HOW do you prefer your fictional police officers? By the book, morally upright, a Vera or a Morse? Or the troubled sort, the one who can’t get their wardrobe shut for all the skeletons crammed in there?
The viewer can tell at first glance what kind of copper Chris Carson is in new drama The Responder (BBC1, Monday-Tuesday, 9pm). You don’t get bags under the eyes like that from nights full of sweet dreams.
Played by Martin Freeman, we first encounter the Scouser at a therapy session, where he is telling the counsellor he desperately wants to talk but doesn’t know how or where to begin. “I’m wrapped up in here,” he says, pointing to his head.
Given the average evening of a “first responder” on his Liverpool beat can range from dealing with fights between neighbours to fatal road smashes, there is no denying the demands of the job. There is more to Chris’s story, though, than one or two bad nights at the office. All Chris wants, he says, is to do some good, to make a difference, but is it too late?
The Responder is written by former police officer Tony Schumaker and comes with a convincing air of authenticity. Particularly in the opening episode, Freeman’s portrait of a city copper on the verge has echoes of Training Day, the 2001 movie with Denzel Washington. Just as that drama was deemed a departure for Washington, a walk on the wilder side, so some may see Freeman’s cop as being a long way from lovely Tim in The Office or Bilbo Baggins.

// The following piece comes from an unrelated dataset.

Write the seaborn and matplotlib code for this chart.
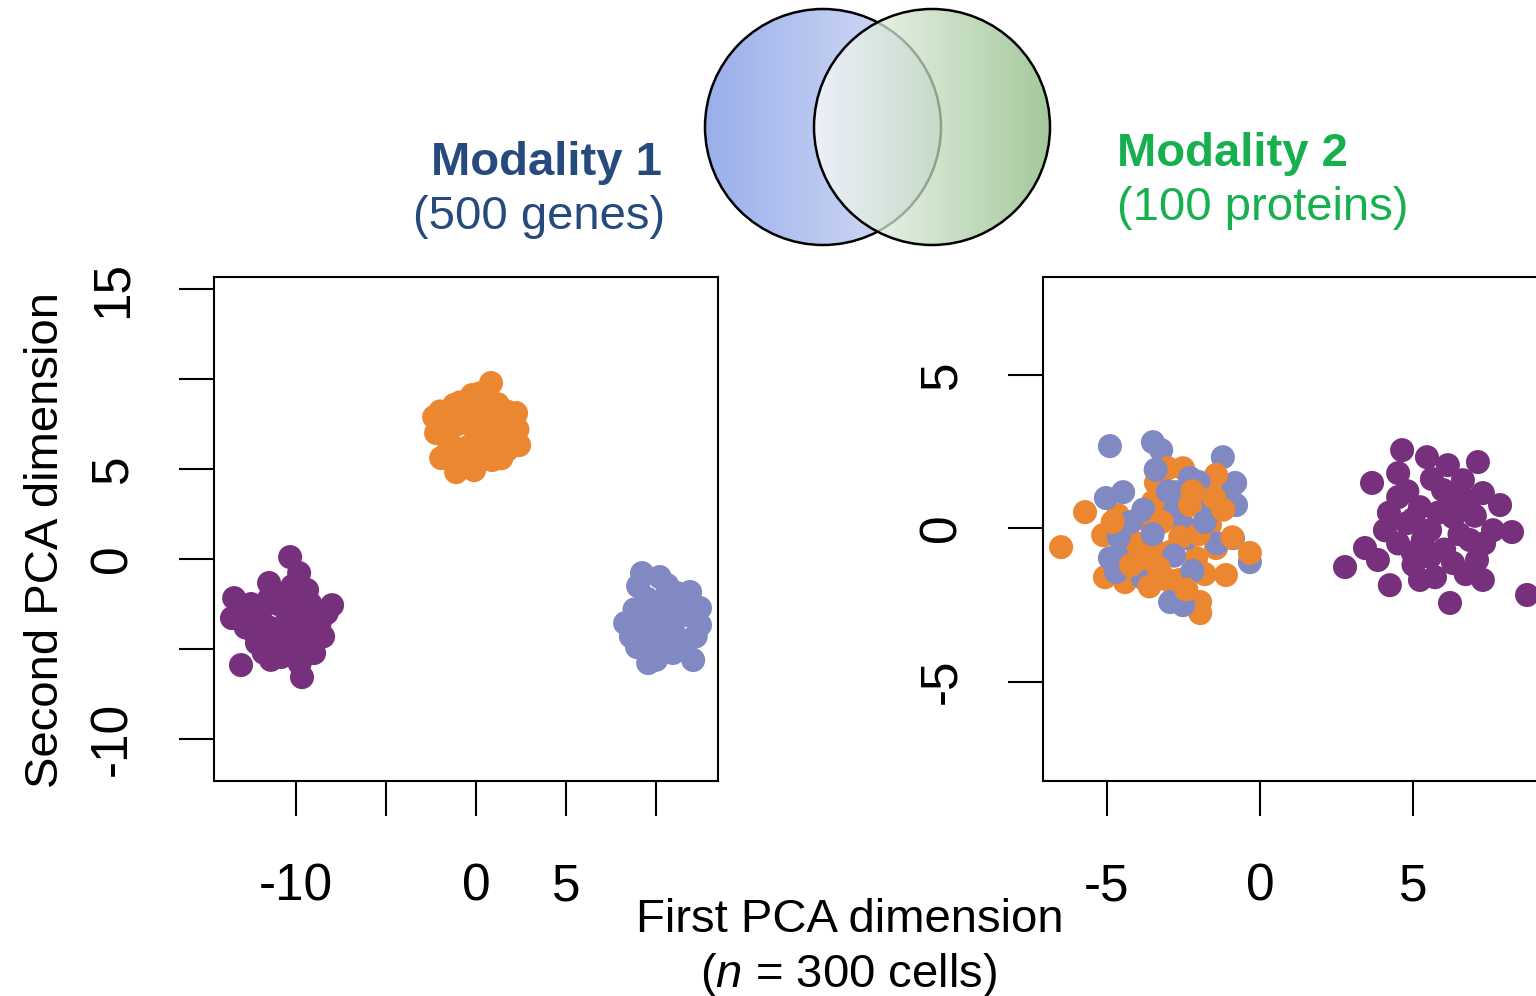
import numpy as np
import pandas as pd
import matplotlib
matplotlib.use("Agg")
import matplotlib.pyplot as plt
import seaborn as sns
from matplotlib.patches import Circle
from matplotlib.colors import to_rgb

# ---------------- data ----------------
# Modality 1 (500 genes) – first / second PCA dimension
m1_purple_x = [-10.33, -9.83, -11.5, -13.44, -13.56, -8.0, -13.06, -9.67, -10.83, -9.0, -12.17, -9.39,
               -11.0, -10.0, -11.5, -10.5, -9.5, -12.0, -10.8, -9.2, -8.7, -12.5, -11.2, -10.0, -8.5,
               -10.2, -12.8, -9.8, -11.8,
               -11.5, -12.6, -11.0, -9.2, -10.4, -10.6, -11.8, -9.6, -8.3, -12.3, -10.0, -11.4, -9.3, -13.0]
m1_purple_y = [0.11, -0.78, -1.33, -2.17, -3.28, -2.56, -5.89, -6.56, -5.44, -5.22, -4.67, -1.72,
               -2.5, -3.0, -3.8, -4.2, -3.5, -3.0, -2.0, -2.5, -3.6, -2.5, -4.8, -4.8, -4.3,
               -1.5, -3.8, -5.8, -5.2,
               -2.2, -3.3, -4.2, -4.0, -5.3, -3.6, -4.2, -2.9, -3.0, -4.1, -2.0, -5.6, -5.0, -2.9]
m1_orange_x = [0.83, -0.22, -1.22, -2.33, 2.22, -2.22, 2.39, -1.94, -1.11, -0.11, 0.89, 1.72,
               0.0, -1.0, 1.0, -0.5, 0.5, 1.5, -1.5, 0.3, -0.8, 1.2, -0.3, 0.8, 2.0,
               -1.8, -0.9, 0.2, 1.7, 2.3, 1.4, -0.6, -1.6, 0.0, -2.0, 1.0, -0.2]
m1_orange_y = [9.78, 9.11, 8.56, 7.89, 8.11, 7.0, 6.33, 5.61, 4.83, 4.94, 5.5, 6.06,
               7.0, 7.5, 7.5, 6.2, 6.5, 7.0, 6.5, 8.3, 8.0, 8.6, 5.8, 6.0, 7.2,
               7.2, 8.7, 9.2, 8.2, 7.2, 5.6, 5.2, 5.9, 6.0, 8.2, 6.8, 7.6]
m1_blue_x = [9.22, 10.61, 11.89, 12.44, 8.28, 12.44, 8.94, 9.56, 12.06, 10.94,
             10.0, 11.0, 9.5, 11.5, 10.3, 9.2, 11.8, 10.5, 9.8, 11.2, 8.8,
             9.0, 10.2, 12.0, 11.4, 10.0, 8.6, 9.7, 10.9, 12.2, 11.0, 9.4, 10.5]
m1_blue_y = [-0.78, -1.44, -1.83, -2.72, -3.56, -3.67, -4.89, -5.78, -5.61, -5.22,
             -3.0, -3.5, -2.2, -2.8, -4.3, -3.8, -4.5, -2.2, -4.8, -1.9, -2.8,
             -1.5, -1.0, -3.2, -5.0, -5.6, -4.3, -3.2, -4.1, -4.3, -2.7, -4.5, -3.7]

# Modality 2 (100 proteins)
m2_blue_x = [-4.89, -3.49, -3.22, -1.21, -0.81, -0.78, -0.88, -0.33, -5.02, -4.46, -4.23, -4.89,
             -4.69, -3.81, -2.93, -2.51, -2.28, -2.74, -2.93, -2.08, -2.51, -2.41, -1.63, -4.46,
             -3.8, -3.0, -2.0, -4.2, -1.4, -2.8, -3.5, -1.8, -4.6, -1.0, -2.2, -3.4]
m2_blue_y = [2.67, 2.80, 2.54, 2.31, 1.47, 0.75, -0.33, -1.11, 0.98, 1.17, -0.55, -0.98,
             -1.43, -1.63, -2.41, -2.51, 1.63, 1.17, 0.65, 0.85, 0.10, -0.33, 0.52, -0.78,
             0.6, 1.2, 1.5, 0.2, -0.5, -0.9, -0.2, 0.2, -0.3, 1.1, -1.4, 1.9]
m2_orange_x = [-5.70, -6.48, -5.11, -3.39, -3.0, -2.51, -1.43, -4.63, -3.91, -5.05, -4.40, -3.0,
               -2.61, -1.95, -1.95, -1.11, -0.33, -3.49, -2.93, -2.08, -1.43, -1.63, -3.49, -2.28,
               -4.36, -3.81,
               -4.0, -3.2, -2.6, -2.0, -1.8, -3.3, -4.8, -2.2, -1.2, -0.9, -3.6, -2.4, -4.2, -1.5]
m2_orange_y = [0.52, -0.62, -0.23, 1.47, 1.95, 1.95, 1.73, 0.42, 0.33, -1.60, -1.76, -1.69,
               -1.69, -2.41, -2.77, -1.53, -0.81, -0.65, -0.78, -0.98, -0.65, 0.10, 0.85, 0.75,
               -0.23, -0.98,
               -0.5, 0.2, -0.3, -0.2, -1.5, -1.3, 0.2, 1.2, 0.6, -0.3, -1.9, -2.0, -1.2, 1.0]
m2_purple_x = [4.63, 5.44, 6.12, 7.10, 3.65, 4.50, 6.61, 7.26, 7.82, 8.21, 4.50, 4.07, 3.42, 2.77,
               3.84, 4.23, 5.21, 6.19, 5.70, 7.26, 7.07, 8.70, 4.98, 5.54, 6.29, 5.21, 5.96, 6.84,
               7.59, 4.79, 5.54, 6.29,
               5.0, 5.8, 6.5, 7.0, 6.0, 5.3, 4.5, 6.8, 5.6, 4.8, 7.3, 6.3, 5.0, 6.7, 4.2]
m2_purple_y = [2.54, 2.31, 2.05, 2.15, 1.47, 1.79, 1.56, 1.14, 0.75, -0.13, 1.01, -0.07, -0.65,
               -1.27, -1.04, -1.86, -1.69, -2.44, -1.60, -1.69, -1.04, -2.18, -0.81, -0.07, 0.36,
               0.68, 1.24, -0.39, -0.07, 0.16, -0.94, -1.14,
               0.3, 0.5, -0.2, 0.4, -0.7, -0.4, -0.5, 0.9, 1.6, 1.2, -0.5, 1.0, -1.2, -1.5, 0.5]

palette = {"A": "#77317C", "B": "#EC8731", "C": "#8189C2"}

left_ticks = [-10, -5, 0, 5, 10]
left_tick_labels = ["-10", "", "0", "5", ""]
left_yticks = [-10, -5, 0, 5, 10, 15]
left_ytick_labels = ["-10", "", "0", "5", "", "15"]
right_ticks = [-5, 0, 5]
right_tick_labels = ["-5", "0", "5"]
right_yticks = [-5, 0, 5]
right_ytick_labels = ["-5", "0", "5"]

# ---------------- tables ----------------
df1 = pd.concat([
    pd.DataFrame({"x": m1_purple_x, "y": m1_purple_y, "g": "A"}),
    pd.DataFrame({"x": m1_orange_x, "y": m1_orange_y, "g": "B"}),
    pd.DataFrame({"x": m1_blue_x, "y": m1_blue_y, "g": "C"}),
], ignore_index=True)

rows = []
nb, no = len(m2_blue_x), len(m2_orange_x)
for i in range(max(nb, no)):
    if i < nb:
        rows.append((m2_blue_x[i], m2_blue_y[i], "C"))
    if i < no:
        rows.append((m2_orange_x[i], m2_orange_y[i], "B"))
df2 = pd.concat([
    pd.DataFrame({"x": m2_purple_x, "y": m2_purple_y, "g": "A"}),
    pd.DataFrame(rows, columns=["x", "y", "g"]),
], ignore_index=True)

# ---------------- style ----------------
sns.set_theme(style="white")
plt.rcParams["font.family"] = ["Liberation Sans", "DejaVu Sans"]
plt.rcParams["mathtext.fontset"] = "custom"
plt.rcParams["mathtext.it"] = "Liberation Sans:italic"
plt.rcParams["mathtext.rm"] = "Liberation Sans"

W, H = 1536, 996
fig = plt.figure(figsize=(W / 100, H / 100), dpi=100)
fig.patch.set_facecolor("white")


def fx(px):
    return px / W


def fy(py):
    return 1 - py / H


aw, ah = (718 - 214) / W, (781 - 277) / H
ax1 = fig.add_axes([fx(214), fy(781), aw, ah])
ax2 = fig.add_axes([fx(1043), fy(781), aw, ah])

TICK_FS = 37
for ax, df in ((ax1, df1), (ax2, df2)):
    sns.scatterplot(data=df, x="x", y="y", hue="g", palette=palette, s=300,
                    linewidth=0, legend=False, ax=ax, clip_on=True)
    ax.set_xlabel("")
    ax.set_ylabel("")
    for sp in ax.spines.values():
        sp.set_visible(True)
        sp.set_color("black")
        sp.set_linewidth(1.5)
    ax.tick_params(axis="both", direction="out", length=25, width=1.5, color="black",
                   labelsize=TICK_FS, labelcolor="black", bottom=True, left=True)
    ax.tick_params(axis="x", pad=34)
    ax.tick_params(axis="y", pad=30)

ax1.set_xlim(-14.56, 13.44)
ax1.set_ylim(-12.33, 15.67)
ax1.set_xticks(left_ticks)
ax1.set_xticklabels(left_tick_labels)
ax1.set_yticks(left_yticks)
ax1.set_yticklabels(left_ytick_labels)

ax2.set_xlim(-7.07, 9.35)
ax2.set_ylim(-8.24, 8.18)
ax2.set_xticks(right_ticks)
ax2.set_xticklabels(right_tick_labels)
ax2.set_yticks(right_yticks)
ax2.set_yticklabels(right_ytick_labels)

for ax in (ax1, ax2):
    for lab in ax.get_yticklabels():
        lab.set_rotation(90)
        lab.set_va("center")
        lab.set_ha("right")

# ---------------- Venn diagram ----------------
axv = fig.add_axes([0, 0, 1, 1])
axv.patch.set_alpha(0)
axv.set_axis_off()


def grad(c1, c2, n=256):
    a = np.linspace(0, 1, n)[None, :, None]
    return (1 - a) * np.array(to_rgb(c1)) + a * np.array(to_rgb(c2))


R = 118
c1 = (823, H - 127)
c2 = (932, H - 127)
circ1 = Circle(c1, R, transform=axv.transData, facecolor="none", edgecolor="black", lw=1.8, zorder=2)
circ2 = Circle(c2, R, transform=axv.transData, facecolor="none", edgecolor="black", lw=1.8, zorder=4)
im1 = axv.imshow(grad("#9AAEEA", "#DDE4F8"), extent=[c1[0] - R, c1[0] + R, c1[1] - R, c1[1] + R],
                 aspect="auto", interpolation="bilinear", zorder=1)
im1.set_clip_path(circ1)
axv.add_patch(circ1)
im2 = axv.imshow(grad("#FFFFFF", "#86B77B"), extent=[c2[0] - R, c2[0] + R, c2[1] - R, c2[1] + R],
                 aspect="auto", interpolation="bilinear", zorder=3, alpha=0.75)
im2.set_clip_path(circ2)
axv.add_patch(circ2)
axv.set_xlim(0, W)
axv.set_ylim(0, H)

# ---------------- texts ----------------
blue_txt = "#264A7D"
green_txt = "#17B04F"
fig.text(fx(662), fy(175), "Modality 1", ha="right", va="baseline", fontsize=34,
         fontweight="bold", color=blue_txt)
fig.text(fx(665), fy(229), "(500 genes)", ha="right", va="baseline", fontsize=34, color=blue_txt)
fig.text(fx(1117), fy(166), "Modality 2", ha="left", va="baseline", fontsize=34,
         fontweight="bold", color=green_txt)
fig.text(fx(1117), fy(220), "(100 proteins)", ha="left", va="baseline", fontsize=34, color=green_txt)

fig.text(fx(850), fy(932), "First PCA dimension", ha="center", va="baseline", fontsize=34, color="black")
fig.text(fx(849), fy(987), r"($\mathit{n}$ = 300 cells)", ha="center", va="baseline", fontsize=34,
         color="black")
fig.text(fx(46), fy(540), "Second PCA dimension", ha="center", va="center", rotation=90,
         fontsize=34, color="black")

fig.savefig("out.png", dpi=100, facecolor="white")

Yet take a look at some of his recent work, from the spiky comedy Breeders and Alan Bennett’s A Chip in the Sugar, to the crime drama A Confession, and The Responder, on which he is credited as a producer, seems an inevitable next step. Even in lighter fare there was depth and edge to Freeman’s characters, be it Watson and his PTSD in Sherlock, or the maddeningly hesitant suitor of Dawn in The Office (which, can you believe, was two decades ago).
Now, if you have a Downton Abbey shaped hole in your life – and who does not? – may we cordially invite you to partake of The Gilded Age (Sky Atlantic and streaming service NOW from Tuesday). Created, executive produced and co-written by Julian Fellowes, the fellow behind Downton, it is a lavishly rendered tale of new money clashing with old in late 19th century New York.
A star turn is provided by Christine Baranski, playing snooty grande dame Agnes van Rhijn) with Cynthia Nixon (Sex and the City) as her spinster sister, Ada. Living near them on Fifth Avenue are the spectacularly rich Russell family. Their wealth deriving from industry, the Russells have everything money can buy except a position in high society.
The link between the two households is recently orphaned Marian Brook (Louisa Jacobson), who has come to New York to live with her aunts Agnes and Ada. With headstrong Marian having new fangled ideas about a more equal society built on merit there are bound to be fireworks ahead.
Upstairs and downstairs there are waspish aunts, gossipy servants, haughty butlers, and ambitious ladies and their maids, much like Downton but with American accents. There is even a dog, with Pumpkin the King Charles taking the place of the late, great Isis as the pooch of the piece.
The costumes and settings are fabulous, particularly the Russells’ new mansion, and it is fascinating to see New York take shape as new money floods in.
If you have managed to beat the Covid times and get on a train lately you might have seen the presenter of Great Coastal Railway Journeys (BBC2, Monday-Friday, 6.30pm) on your travels. Red of trouser, orange of bobble hat, windswept countenance, brings back memories of the 1997 General Election? It’s that man Portillo again, and next week he, and his ever more retina-searing wardrobe, is in Scotland.
His five-part, 300-mile journey along the east coast of Scotland starts in Dunbar and takes him to Edinburgh, Stirling, Kirkcaldy (pronounced correctly), St Andrews, then Aberdeen before finishing at Peterhead. Along the way, as is his custom, he takes in the historical sights in the company of the best experts the researchers can find. If they are not around he gives viewers the benefit of his own opinions.
Portillo visited his grandparents in Kirkcaldy most summers, so he knows the area generally. There is still much for him to discover and experience though, from visiting Bass Rock to climbing Arthur’s Seat for the first time. Edinburgh, he coos, is “one of Britain’s most beautiful and distinguished cities”.Much of the praise is delivered while sporting a plaid suit complete with a tie in a luminous blue and green tartan. Splendid.